Treze pessoas fizeram 37 chamadas telefónicas a partir do Boeing 757 e ficaram a saber que dois aviões tinham sido lançados contra as Torres Gémeas.

Esse desfasamento deveu-se a um atraso de 25 minutos na partida do voo 93 provocado por problemas de tráfego aéreo.

A fita do tempo do 11 de Setembro mostra que o avião descolou de Newark às 08:42 locais (13:42 em Lisboa), quatro minutos antes de o Boeing 767 do voo 11 da American Airlines chocar com a Torre Norte do WTC, em Manhattan.

A segunda torre foi atingida às 09:03, e o Pentágono às 09:37.

Às 09:25, a autoridade federal de aviação encerrou o espaço aéreo dos EUA a todos os voos civis por se desconhecer a dimensão do ataque.

Os quatro terroristas, que seguiam na primeira classe, entraram no ‘cockpit’ às 09:28.

Foi quando controladores aéreos em Cleveland ouviram uma voz gritar “Mayday”, o código para emergências, com um ruído de luta em fundo.

Trinta e cinco segundos depois, ouviram uma voz dizer – ou ordenar? – “saiam daqui!”.

Os controladores não sabiam de que avião chegavam as vozes, mas um deles suspeitou que fosse do voo 93 devido a uma mudança de altitude não autorizada.

Em terra, às 09:30, o Presidente George W. Bush confirmou que os Estados Unidos enfrentavam uma “tragédia nacional” depois de dois aviões terem explodido contra as Torres Gémeas.

Dois minutos depois, os controladores em Cleveland e aviões na mesma frequência ouviram a voz de um dos terroristas: "Senhoras e senhores, aqui o comandante. Por favor, sentem-se e permaneçam sentados. Temos uma bomba a bordo. Por isso, sentem-se”.

O avião mudou então de rumo sem autorização dos controladores, que desviaram outros aviões da direção que o voo 93 tinha tomado.

Pelas 09:35, ouviu-se uma voz de mulher a suplicar três vezes “eu não quero morrer”.

Depois, uma assistente de bordo usou um telefone do avião para comunicar a situação à United Airlines em São Francisco e disse que os sequestradores tinham matado uma das suas colegas com uma faca.

O funcionário que atendeu a chamada notou uma voz “chocantemente calma”.

Este foi o primeiro dos 37 telefonemas feitos do voo 93, a maioria a partir de telefones de bordo instalados nas últimas nove filas de lugares.

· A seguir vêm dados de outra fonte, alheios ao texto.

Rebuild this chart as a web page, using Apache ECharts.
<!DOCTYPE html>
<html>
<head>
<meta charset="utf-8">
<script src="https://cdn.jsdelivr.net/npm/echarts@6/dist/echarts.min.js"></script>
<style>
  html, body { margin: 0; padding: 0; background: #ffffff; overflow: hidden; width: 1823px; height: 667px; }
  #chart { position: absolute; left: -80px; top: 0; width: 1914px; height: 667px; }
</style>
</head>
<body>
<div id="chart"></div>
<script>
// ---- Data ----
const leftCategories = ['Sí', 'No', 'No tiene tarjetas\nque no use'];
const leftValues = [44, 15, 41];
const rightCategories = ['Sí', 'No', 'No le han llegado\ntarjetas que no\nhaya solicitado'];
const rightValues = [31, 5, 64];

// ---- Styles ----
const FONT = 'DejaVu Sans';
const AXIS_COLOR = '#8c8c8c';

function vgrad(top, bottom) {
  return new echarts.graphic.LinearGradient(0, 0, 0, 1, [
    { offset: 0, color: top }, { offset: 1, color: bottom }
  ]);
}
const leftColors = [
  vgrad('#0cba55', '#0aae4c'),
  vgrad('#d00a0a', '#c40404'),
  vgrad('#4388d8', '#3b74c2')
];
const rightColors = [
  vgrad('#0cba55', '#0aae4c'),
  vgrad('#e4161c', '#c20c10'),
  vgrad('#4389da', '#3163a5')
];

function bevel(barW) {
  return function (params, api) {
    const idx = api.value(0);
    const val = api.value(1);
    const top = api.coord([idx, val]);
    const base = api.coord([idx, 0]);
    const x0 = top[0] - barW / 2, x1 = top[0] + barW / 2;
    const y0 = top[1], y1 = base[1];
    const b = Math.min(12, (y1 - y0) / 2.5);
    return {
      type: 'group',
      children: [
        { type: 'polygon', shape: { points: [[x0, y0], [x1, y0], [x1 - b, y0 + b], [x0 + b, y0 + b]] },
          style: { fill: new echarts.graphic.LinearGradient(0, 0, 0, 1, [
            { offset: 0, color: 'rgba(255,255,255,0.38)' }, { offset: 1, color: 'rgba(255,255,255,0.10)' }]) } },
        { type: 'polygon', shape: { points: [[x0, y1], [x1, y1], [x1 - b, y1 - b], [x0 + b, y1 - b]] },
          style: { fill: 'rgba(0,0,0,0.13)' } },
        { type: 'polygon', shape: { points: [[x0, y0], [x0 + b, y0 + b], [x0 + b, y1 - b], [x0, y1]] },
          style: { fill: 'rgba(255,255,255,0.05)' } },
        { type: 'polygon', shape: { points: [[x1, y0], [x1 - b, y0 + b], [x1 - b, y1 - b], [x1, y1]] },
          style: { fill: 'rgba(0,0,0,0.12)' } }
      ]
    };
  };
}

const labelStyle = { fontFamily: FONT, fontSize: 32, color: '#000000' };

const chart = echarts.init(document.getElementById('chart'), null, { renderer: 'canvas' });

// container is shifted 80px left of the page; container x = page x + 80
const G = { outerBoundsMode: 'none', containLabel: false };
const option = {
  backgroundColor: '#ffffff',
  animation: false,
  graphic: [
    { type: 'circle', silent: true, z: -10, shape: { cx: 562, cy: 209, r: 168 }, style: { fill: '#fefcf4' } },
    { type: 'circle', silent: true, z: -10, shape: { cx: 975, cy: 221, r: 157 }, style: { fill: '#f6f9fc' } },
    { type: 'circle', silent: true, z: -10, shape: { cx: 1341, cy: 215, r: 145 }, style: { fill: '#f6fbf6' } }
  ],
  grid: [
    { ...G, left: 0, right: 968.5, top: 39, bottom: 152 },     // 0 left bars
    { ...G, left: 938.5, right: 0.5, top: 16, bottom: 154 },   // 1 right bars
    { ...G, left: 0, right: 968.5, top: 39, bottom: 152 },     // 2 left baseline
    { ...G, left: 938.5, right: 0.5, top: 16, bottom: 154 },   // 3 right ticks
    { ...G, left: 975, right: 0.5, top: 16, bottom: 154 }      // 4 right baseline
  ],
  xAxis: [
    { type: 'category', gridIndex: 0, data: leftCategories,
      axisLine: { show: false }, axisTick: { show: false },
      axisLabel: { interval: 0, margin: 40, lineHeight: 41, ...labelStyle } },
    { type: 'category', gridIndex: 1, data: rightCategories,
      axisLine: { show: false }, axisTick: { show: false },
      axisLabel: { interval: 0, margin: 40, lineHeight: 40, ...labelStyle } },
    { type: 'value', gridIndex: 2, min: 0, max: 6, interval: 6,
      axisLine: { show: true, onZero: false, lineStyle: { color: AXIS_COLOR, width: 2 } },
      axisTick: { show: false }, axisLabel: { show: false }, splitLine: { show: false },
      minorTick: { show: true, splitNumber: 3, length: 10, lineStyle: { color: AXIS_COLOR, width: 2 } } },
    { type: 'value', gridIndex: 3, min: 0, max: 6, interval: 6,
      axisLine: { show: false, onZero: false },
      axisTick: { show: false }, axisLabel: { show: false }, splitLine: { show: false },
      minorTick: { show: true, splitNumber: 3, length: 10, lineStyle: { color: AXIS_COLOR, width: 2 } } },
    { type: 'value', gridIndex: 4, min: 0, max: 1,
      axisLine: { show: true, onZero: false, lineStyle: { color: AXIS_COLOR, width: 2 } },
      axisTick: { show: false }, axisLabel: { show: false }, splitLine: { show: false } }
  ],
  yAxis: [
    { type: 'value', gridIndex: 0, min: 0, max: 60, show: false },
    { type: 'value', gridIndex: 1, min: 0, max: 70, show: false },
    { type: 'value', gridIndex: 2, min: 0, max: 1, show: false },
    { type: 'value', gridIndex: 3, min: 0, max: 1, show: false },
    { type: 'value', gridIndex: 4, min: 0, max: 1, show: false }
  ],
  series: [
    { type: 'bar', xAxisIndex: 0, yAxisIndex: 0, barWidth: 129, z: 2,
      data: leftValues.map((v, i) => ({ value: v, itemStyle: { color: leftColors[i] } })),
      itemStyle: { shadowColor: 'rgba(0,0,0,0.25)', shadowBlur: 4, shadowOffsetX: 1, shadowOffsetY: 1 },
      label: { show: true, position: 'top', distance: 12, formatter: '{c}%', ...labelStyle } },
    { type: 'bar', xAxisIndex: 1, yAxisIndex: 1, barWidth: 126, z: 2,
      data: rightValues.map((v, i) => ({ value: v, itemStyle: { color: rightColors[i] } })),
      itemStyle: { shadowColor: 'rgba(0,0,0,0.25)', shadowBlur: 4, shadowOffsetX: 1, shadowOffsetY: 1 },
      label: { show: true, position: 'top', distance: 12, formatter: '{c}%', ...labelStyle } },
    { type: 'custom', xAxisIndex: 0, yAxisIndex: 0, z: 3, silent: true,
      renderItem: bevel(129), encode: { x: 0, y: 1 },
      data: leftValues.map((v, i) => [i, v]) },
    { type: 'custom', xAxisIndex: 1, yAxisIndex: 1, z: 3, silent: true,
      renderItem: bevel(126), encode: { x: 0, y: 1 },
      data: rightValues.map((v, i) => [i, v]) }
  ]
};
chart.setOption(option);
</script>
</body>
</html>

Em pelo menos dois telefonemas, familiares foram informados de que os passageiros iam tentar atacar os sequestradores e um deles disse mesmo que estava a ser feita uma votação sobre o plano.

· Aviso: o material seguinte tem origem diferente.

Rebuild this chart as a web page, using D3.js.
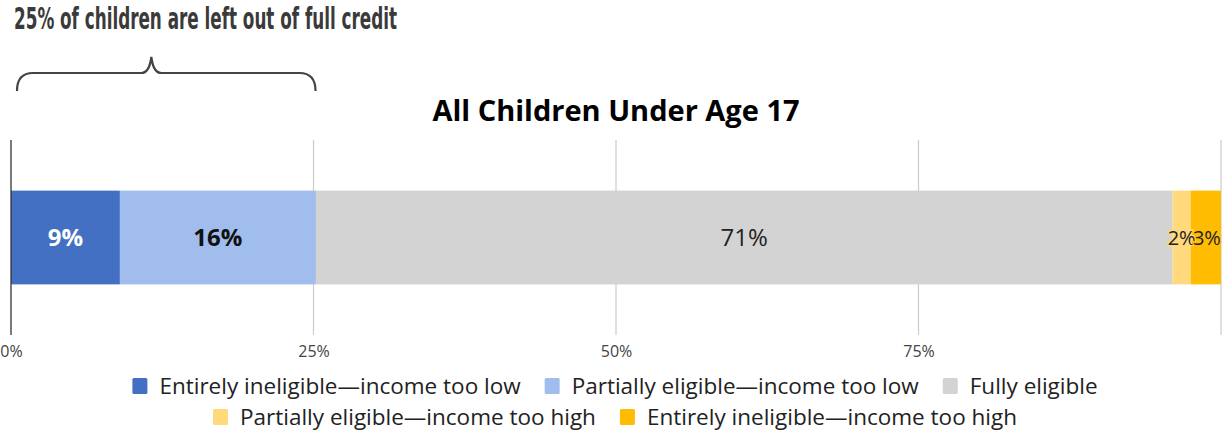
<!DOCTYPE html>
<html>
<head>
<meta charset="utf-8">
<script src="https://cdn.jsdelivr.net/npm/d3@7"></script>
<style>
  html, body { margin: 0; padding: 0; background: #fff; }
  svg { display: block; }
</style>
</head>
<body>
<svg id="chart" width="1225" height="431"></svg>
<script>
// Share of children under 17 by child tax credit eligibility (percent)
const categories = [
  "Entirely ineligible\u2014income too low",
  "Partially eligible\u2014income too low",
  "Fully eligible",
  "Partially eligible\u2014income too high",
  "Entirely ineligible\u2014income too high"
];
const shares = [9.0, 16.2, 70.8, 1.5, 2.5];
const colors = ["#4370c3", "#a1bdee", "#d3d3d3", "#ffd97c", "#ffbc00"];
const labelColors = ["#ffffff", "#111111", "#222222", "#222222", "#222222"];
const labelWeights = ["bold", "bold", "normal", "normal", "normal"];
const labelSizes = [24, 24, 24, 20, 20];
const tickValues = [0, 25, 50, 75, 100];
const tickLabels = ["0%", "25%", "50%", "75%", ""];
const chartTitle = "All Children Under Age 17";
const headline = "25% of children are left out of full credit";
const leftOutShare = 25;

const svg = d3.select("#chart");

const x = d3.scaleLinear().domain([0, 100]).range([11, 1221]);
const y = d3.scaleBand().domain(["all"]).range([140, 335]).paddingInner(0).paddingOuter(0.54);

// stacked segments
let acc = 0;
const segs = shares.map((v, i) => {
  const s = { i, start: acc, end: acc + v, value: v };
  acc += v;
  return s;
});

// gridlines
svg.append("g")
  .selectAll("line")
  .data(tickValues.slice(1))
  .join("line")
  .attr("x1", d => x(d)).attr("x2", d => x(d))
  .attr("y1", 140).attr("y2", 335)
  .attr("stroke", "#cccccc").attr("stroke-width", 1.2);

// bars
svg.append("g")
  .selectAll("rect")
  .data(segs)
  .join("rect")
  .attr("x", d => x(d.start))
  .attr("width", d => x(d.end) - x(d.start))
  .attr("y", y("all"))
  .attr("height", y.bandwidth())
  .attr("fill", d => colors[d.i]);

// baseline at zero
svg.append("line")
  .attr("x1", x(0)).attr("x2", x(0))
  .attr("y1", 140).attr("y2", 335)
  .attr("stroke", "#333").attr("stroke-width", 1.3);

// value labels
svg.append("g")
  .selectAll("text")
  .data(segs)
  .join("text")
  .attr("x", d => (x(d.start) + x(d.end)) / 2 + (d.i === 4 ? 1 : 0))
  .attr("y", y("all") + y.bandwidth() / 2)
  .attr("dy", "0.36em")
  .attr("text-anchor", "middle")
  .attr("font-family", "'Open Sans', 'Noto Sans', sans-serif")
  .attr("font-size", d => labelSizes[d.i])
  .attr("font-weight", d => labelWeights[d.i])
  .attr("fill", d => labelColors[d.i])
  .attr("stroke", d => d.i >= 3 ? colors[d.i] : "none")
  .attr("stroke-width", d => d.i >= 3 ? 3 : 0)
  .attr("paint-order", "stroke")
  .text(d => Math.round(d.value) + "%");

// axis tick labels
const axis = d3.axisBottom(x)
  .tickValues(tickValues)
  .tickFormat((d, i) => tickLabels[i])
  .tickSize(0)
  .tickPadding(0);
const ag = svg.append("g").attr("transform", "translate(0,357)").call(axis);
ag.select(".domain").remove();
ag.selectAll("text")
  .attr("font-family", "'Open Sans', 'Noto Sans', sans-serif")
  .attr("font-size", 16)
  .attr("fill", "#444")
  .attr("dy", "0");

// chart title
svg.append("text")
  .attr("x", x(50))
  .attr("y", 121)
  .attr("text-anchor", "middle")
  .attr("font-family", "'Open Sans', 'Noto Sans', sans-serif")
  .attr("font-weight", "bold")
  .attr("font-size", 29)
  .attr("fill", "#000")
  .text(chartTitle);

// headline annotation
svg.append("text")
  .attr("x", 14)
  .attr("y", 29)
  .attr("font-family", "'Liberation Sans Narrow', 'DejaVu Sans Condensed', sans-serif")
  .attr("font-stretch", "condensed")
  .attr("font-weight", "bold")
  .attr("font-size", 31)
  .attr("fill", "#3a3a3a")
  .attr("textLength", 383)
  .attr("lengthAdjust", "spacingAndGlyphs")
  .text(headline);

// brace over the left-out share
const bx0 = x(0) + 6, bx1 = x(leftOutShare) + 2;
const peak = bx0 + (bx1 - bx0) * 0.45;
const yBot = 91, yMid = 73, yTop = 57, r = 16;
const p = d3.path();
p.moveTo(bx0, yBot);
p.quadraticCurveTo(bx0, yMid, bx0 + r, yMid);
p.lineTo(peak - 10, yMid);
p.quadraticCurveTo(peak - 2, yMid, peak, yTop);
p.quadraticCurveTo(peak + 2, yMid, peak + 10, yMid);
p.lineTo(bx1 - r, yMid);
p.quadraticCurveTo(bx1, yMid, bx1, yBot);
svg.append("path")
  .attr("d", p.toString())
  .attr("fill", "none")
  .attr("stroke", "#444")
  .attr("stroke-width", 2.2);

// legend, two centred rows
const rows = [[0, 1, 2], [3, 4]];
const rowBaseline = [394, 425];
const legend = svg.append("g")
  .attr("font-family", "'Open Sans', 'Noto Sans', sans-serif")
  .attr("font-size", 22.5)
  .attr("fill", "#222");
rows.forEach((row, ri) => {
  const g = legend.append("g");
  let cx = 0;
  row.forEach(ci => {
    g.append("rect")
      .attr("x", cx).attr("y", rowBaseline[ri] - 16)
      .attr("width", 15).attr("height", 16)
      .attr("rx", 1.5)
      .attr("fill", colors[ci]);
    const t = g.append("text")
      .attr("x", cx + 27).attr("y", rowBaseline[ri])
      .text(categories[ci]);
    cx += 27 + t.node().getComputedTextLength() + 24;
  });
  const w = cx - 24;
  g.attr("transform", `translate(${615 - w / 2},0)`);
});
</script>
</body>
</html>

Numa chamada iniciada às 09:44, um passageiro comunicou que o comandante e o copiloto estavam feridos ou mortos, que um dos terroristas tinha um cinto vermelho com uma bomba à cintura e que outros dois estavam fechados no ‘cockpit’.

Disse também que o avião estava a subir e a descer e tinha mudado de direção, e que ele e outros passageiros estavam a planear fazer alguma coisa.

Colocou o telefone no chão, mantendo-se a ligação até ao fim do voo, o que permitiu à operadora ouvir uma voz a dizer mais tarde: “Estão prontos? OK, vamos a isto!”.

Em telefonemas seguintes, alguns admitiram que o avião também deveria ser usado para um ataque como nas Torres Gémeas e vários passageiros despediram-se.

A evacuação do Capitólio e da Casa Branca iniciou-se às 09:45.

O ataque aos sequestradores começou às 09:58, e durou cinco minutos.

Ouviram-se ruídos de luta, gritos, ordens, conversas entre os terroristas sobre o que fazer, com o avião sacudido por manobras repentinas antes de mergulhar de nariz a cerca de 900 quilómetros por hora.

Às dez horas, três minutos e nove segundos, a transcrição da “caixa negra” registou uma voz a dizer em árabe “Alá é grande, Alá é grande” e um suspiro.

Depois, as vozes do voo 93 calaram-se.

Já só se ouvem quando o vento as ressoa na Torre das Vozes.